姜红果听了很高兴,抱住狠狠亲了一下:“昌宗,你真是越来越好了。”
红果才是好呢,一起来的人里面,他最幸福,是因为遇到的红果最好。
红果感觉没睡多久,天就亮了,她不是自然醒的,是被隔壁门前的吵闹声吵醒了。
昌宗在厨房气定神闲做肉丝面,说给红果补补体力。
姜红果红着脸问他怎么这样淡定:“咱们要不要开门看看?”
顾昌宗说:“我听过了,那是小孙前婆家的声音,说她二姨夫还没出院,小孙男人就给她二姨也打进了医院,要小孙把她男人交出来。”
真是被昌宗猜对,小孙前婆家太坏了,冤枉人,姜红果都替她前婆家人尴尬:“等小程回来,谎言拆穿,他们不丑吗?”
顾昌宗说:“怕丑的人干不出这事。”
姜红果一想确实,有点羞耻心的,怎么敢无中生有害人前程,这次她前婆家,得什么报应都活该。
小孙快招架不住,姜红果催着顾昌宗:“昌宗,差不多了,你出去解围吧。”
顾昌宗把面条捞好,面碗放到红果手里,给她筷子说:“好,你先把自己喂饱,我回来再吃。”
姜红果端着面碗,跟着到了自家门口,看到昌宗过去澄清,说昨晚小孙男人十点多,就跟车队走了,人应该还在外地等着装货,现在打电话去送货单位,小孙她男人能接到电话,他昨晚没时间跑回来打人泄愤,还说小孙男人长的凶未必是坏人,有些人装着好人,心里却比鬼还吓人。
红果听着真解气,昌宗办事游刃有余,她是真不用担心了。
……
上午小孙家的事情出了结果,运输公司证明昨晚小孙男人跟着车队走了。
“大晚上的出车,都不愿意去,怕路上有闪失,小孙她男人在,才有老师傅愿意开这一趟,刚才电话不是打过了吗,对方领导都说是小孙,我们还能骗你?”
小孙明白了,这是红果男人帮了忙,昨晚她男人不走,这屎盆子扣下来,可怎么辩解?
有了这次污蔑,前婆家二姨夫的伤,被人怀疑是自导自演,舆论一边倒的同情小孙。
等程齐正一回来,小孙带着凶巴巴的男人去了前婆家,要回来一部分钱,厚着脸皮找姜红果、单大姐各借了几百,凑够了四千块,等着债主上门。
一个月之期到了,顾昌宗易容后,去找小孙拿回欠款,把借条还给她,小孙交了钱后如释重负。
昌宗拿到了钱,回来把易容的东西和衣服锁好,跟红果告状:“程齐正敢拿眼睛瞪我,我看他是没被打服气。
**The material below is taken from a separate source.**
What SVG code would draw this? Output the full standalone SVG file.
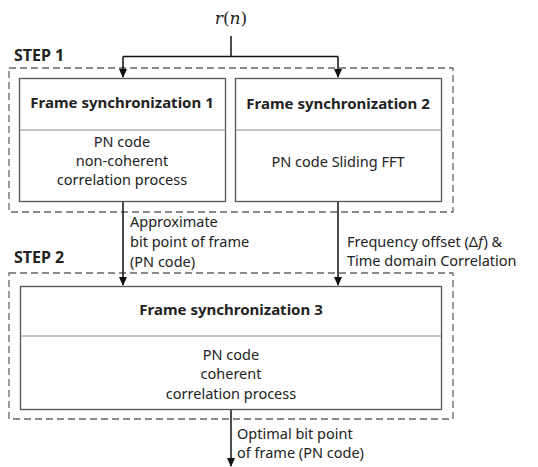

”
姜红果数着钱,笑的开心:“可能他什么情绪都是那一个表情,说不定在心里佩服你什么都会。”
顾昌宗高兴了,谦虚起来:“果果,我有那么厉害吗?”
姜红果使劲的夸:“你是我见过最厉害的人。”
顾昌宗抿着唇,笑容压不住,他就是比程齐正厉害的多,本来他一个人是可以的,红果说他需要朋友,那就试着接触看看吧,听红果的总没有错。
马上要过年了,顾昌宗问:“果果,你想回去过年
吗?”
姜红果不想回去,大杨村那边的老家,只有陈叔一家割舍不掉的亲戚,她说:“昌宗,现在我们和点点在一起的地方,就是家,大杨村那边,等点点大一点再说。”
下午,姜红果买了一大包年货,去邮局给陈叔寄过去,然后往他单位打了个电话,现在的电话普及率不高,家里是没有的,只能往单位打,陈叔是派出所长,单位有电话。
陈叔听说他们不回去过年,意料之中,孩子才几个月,又没直系亲属在,实在没必要来回跑。
姜红果挂了电话,心里沉甸甸的,老家没有父母兄弟姐妹,就没有回去的理由,以后昌宗和小不点,就是她仅有的家人了,她会看好他们,不叫人发现昌宗和小不点的异样。